A fashionable woman at a Parisian cafe is the subject of this oil on canvas by the Ukrainian artist Elie-Anatole Pavil. Pavil, who emigrated to Paris in 1892, is celebrated for his Belle Époque scenes that capture the vivacious atmosphere of Paris, from its lively cafes and night clubs to its glamorous women. His exceptional canvases, with their broad brushwork and modern use of color, are reminiscent of the great Impressionists Edgar Degas and Pierre-Auguste Renoir. Au Café is exemplary of his output, boasting a compelling composition, a fashionable subject, and a highly modern palette.
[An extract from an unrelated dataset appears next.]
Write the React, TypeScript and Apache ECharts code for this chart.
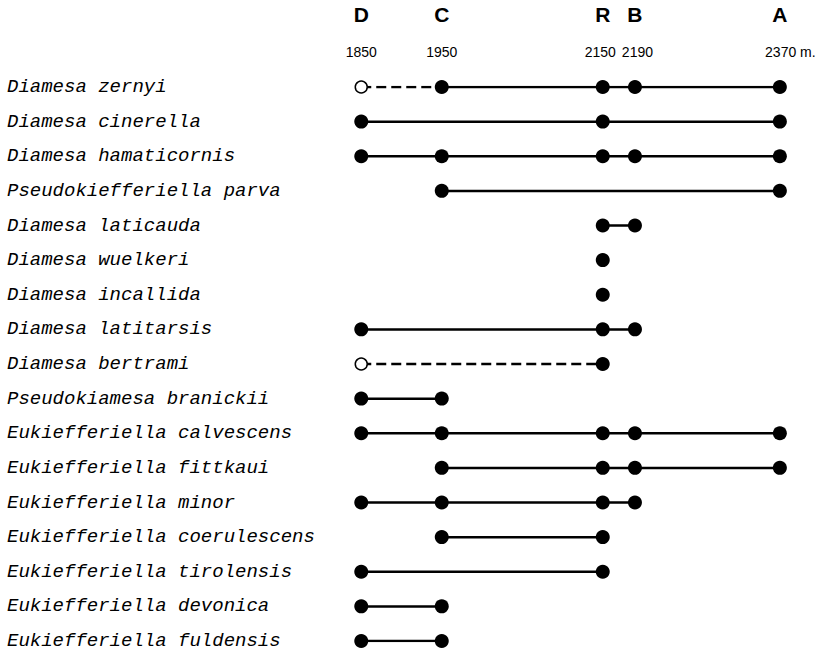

Born in Odessa in 1873, Elie-Anatole Pavil moved to Paris in 1892, establishing himself in the bustling artistic neighborhood of Montmartre. He became a frequent exhibitor at the Salon des Artists Français, Salon des Indépendants, and the Salon d’Automne, where his portraits of fashionable Parisian women and everyday scenes in cafés were widely praised alongside the Impressionists of the age. Claude Monet, perhaps the era’s most popular painter, is known to have described Pavil’s paintings as “little marvels.”
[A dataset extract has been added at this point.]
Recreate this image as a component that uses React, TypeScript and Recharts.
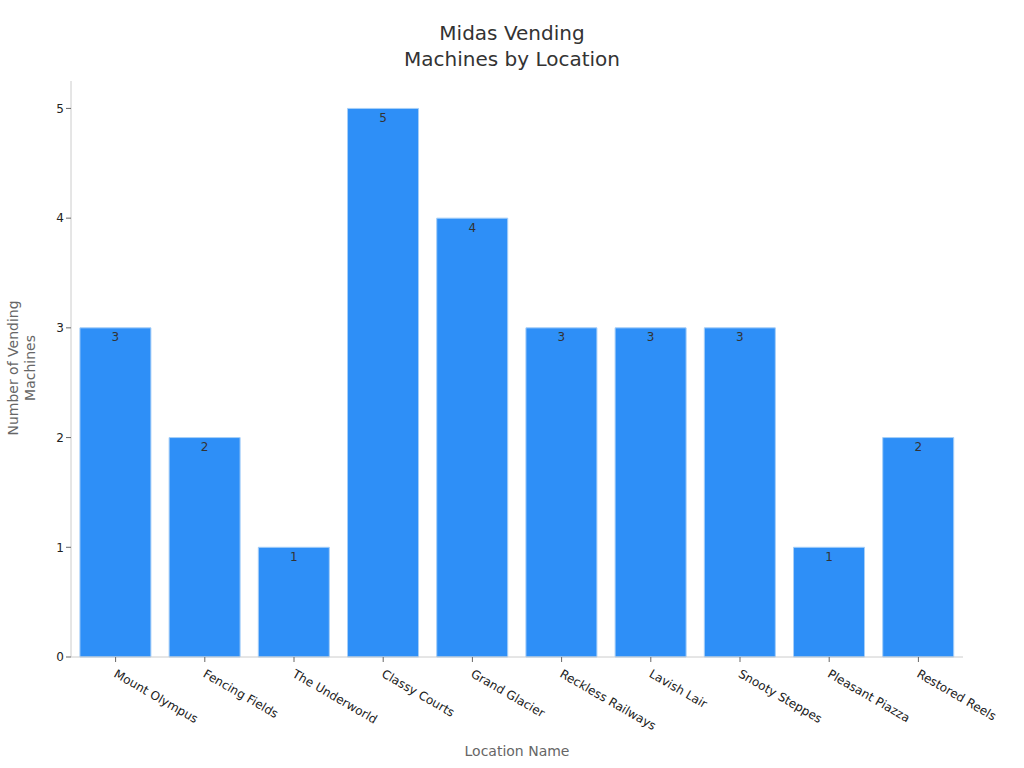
import { BarChart, Bar, XAxis, YAxis, LabelList } from "recharts";

const locations = [
  "Mount Olympus",
  "Fencing Fields",
  "The Underworld",
  "Classy Courts",
  "Grand Glacier",
  "Reckless Railways",
  "Lavish Lair",
  "Snooty Steppes",
  "Pleasant Piazza",
  "Restored Reels",
];
const machineCounts = [3, 2, 1, 5, 4, 3, 3, 3, 1, 2];
const yTicks = [0, 1, 2, 3, 4, 5];

const FONT = "'DejaVu Sans', sans-serif";

const data = locations.map((name, i) => ({ name, count: machineCounts[i] }));

function AngledTick(props: any) {
  const { x, y, payload } = props;
  return (
    <g transform={`translate(${x + 4},${y + 1})`}>
      <text
        x={0}
        y={0}
        dy={13}
        transform="rotate(30)"
        textAnchor="start"
        fill="#222"
        fontSize={12}
        fontFamily={FONT}
      >
        {payload.value}
      </text>
    </g>
  );
}

export default function App() {
  return (
    <div style={{ position: "absolute", left: 0, top: 0, width: 1024, height: 768, background: "#fff", fontFamily: FONT }}>
      <div
        style={{
          position: "absolute",
          left: 0,
          top: 20,
          width: 1024,
          textAlign: "center",
          fontSize: 20,
          lineHeight: "26px",
          color: "#333",
        }}
      >
        Midas Vending
        <br />
        Machines by Location
      </div>
      <BarChart
        width={1024}
        height={768}
        data={data}
        margin={{ top: 81, right: 61, bottom: 20, left: 31 }}
        barCategoryGap="10%"
      >
        <XAxis
          dataKey="name"
          interval={0}
          height={91}
          tick={<AngledTick />}
          tickSize={5}
          axisLine={{ stroke: "#ccc" }}
          tickLine={{ stroke: "#666" }}
          label={{
            value: "Location Name",
            position: "insideBottom",
            offset: -8,
            fill: "#666",
            fontSize: 14,
            fontFamily: FONT,
          }}
        />
        <YAxis
          width={40}
          domain={[0, 5.25]}
          ticks={yTicks}
          tickSize={5}
          axisLine={{ stroke: "#ccc" }}
          tickLine={{ stroke: "#666" }}
          tick={{ fill: "#222", fontSize: 12, fontFamily: FONT }}
          label={{
            content: () => (
              <text
                transform="translate(22,368) rotate(-90)"
                textAnchor="middle"
                fill="#666"
                fontSize={14}
                fontFamily={FONT}
              >
                <tspan x={0} dy={-4}>Number of Vending</tspan>
                <tspan x={0} dy={17}>Machines</tspan>
              </text>
            ),
          }}
        />
        <Bar dataKey="count" fill="#2e8ff7" stroke="#a6cff8" strokeWidth={1} isAnimationActive={false}>
          <LabelList
            dataKey="count"
            position="insideTop"
            fill="#333"
            fontSize={12}
            fontFamily={FONT}
          />
        </Bar>
      </BarChart>
    </div>
  );
}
He received a number of awards throughout his career, including silver medals from the Salon in both 1930 and 1931. Eventually, he was named a Chevalier de la Légion d’Honneur, a remarkable achievement for an artist who was not born in France. Later in his career, he moved to Morocco, where he continued to paint his modern scenes of everyday life. Today, his works can be found in important museum collections throughout Europe, including the Musée d’Orsay (Paris) and the Musée du Petit Palais (Paris).